上の記事では、このあとシフ、ペライア、ケンプなど 10人のピアニストが続くのだが、残念ながら私のお手本候補のダヴィッド・フレイ、シュ・シャオメイ、ラルス・フォークトは含まれていない。
演奏の違いにはいくつかのポイントがありそうだ。一つはどの声部を強調するか。
グールドのように「バスを強調」するピアニストもいれば、上声 2部の「カノン」を強調するピアニスト(シモーネ・ディナースタイン)もいるようだ。
また、3つの声部をほぼ対等に扱い「三声のフーガのように」聴こえる演奏(ロザリン・テューレック)もあると書いてある。
もちろん、テンポにも違いがある。
軽快なテンポで速めに弾く人が多いようだが、ペライアのように「コラール風の厳かで劇的な感じを意識して、少しもったいぶっているようにゆっくり」弾くピアニストもいる。

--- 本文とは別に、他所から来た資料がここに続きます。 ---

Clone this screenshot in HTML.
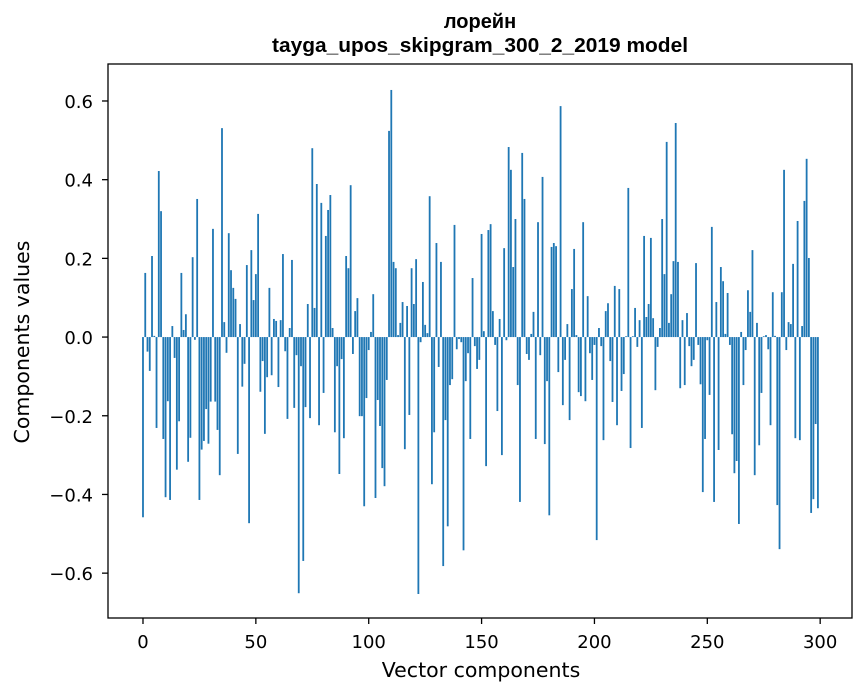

私が聴き比べたときも、シュー・シャオメイやコロリオフなどはゆっくり目だった。
それから、グールドのところにあった「附点2分音符が高いところで鐘が鳴る」という、カノンの旋律の中の「長い音の響き」を強調するような演奏も、何人かのピアニストで見られるとのこと。
ケンプの演奏では、最初の音から余韻を感じられるような響きになっているらしい。
その他、音色の変化を声部ごとにつけたり、テーマが変わるごとに変化させたり…といったことは(たぶん)普通に行われているのだろうと思う。
あと、変化をつけるという意味では、繰り返しのときにオクターヴ上げたり(マルティン・シュタットフェルト、セルゲイ・シェプキン)、逆に下げたり(アンドラーシュ・シフ)といったことや、装飾音符を加えたり…ということも行われている。
私が聴いた中では、コロリオフがオクターヴ上げていた。
私の練習のお手本としては、今のところ、グレン・グールド、ダヴィッド・フレイ、シュ・シャオメイ、ラルス・フォークトの 4人を考えている。
…が、実際に真似をしようと思って聴き始めると、一人に絞らないと難しそうなことが分かってきた。4人の細かい違いが気になってくるのだ。
今回読んだ記事を参考にしながら、この 4人をもう一度聴き比べて一人選ぶつもり…。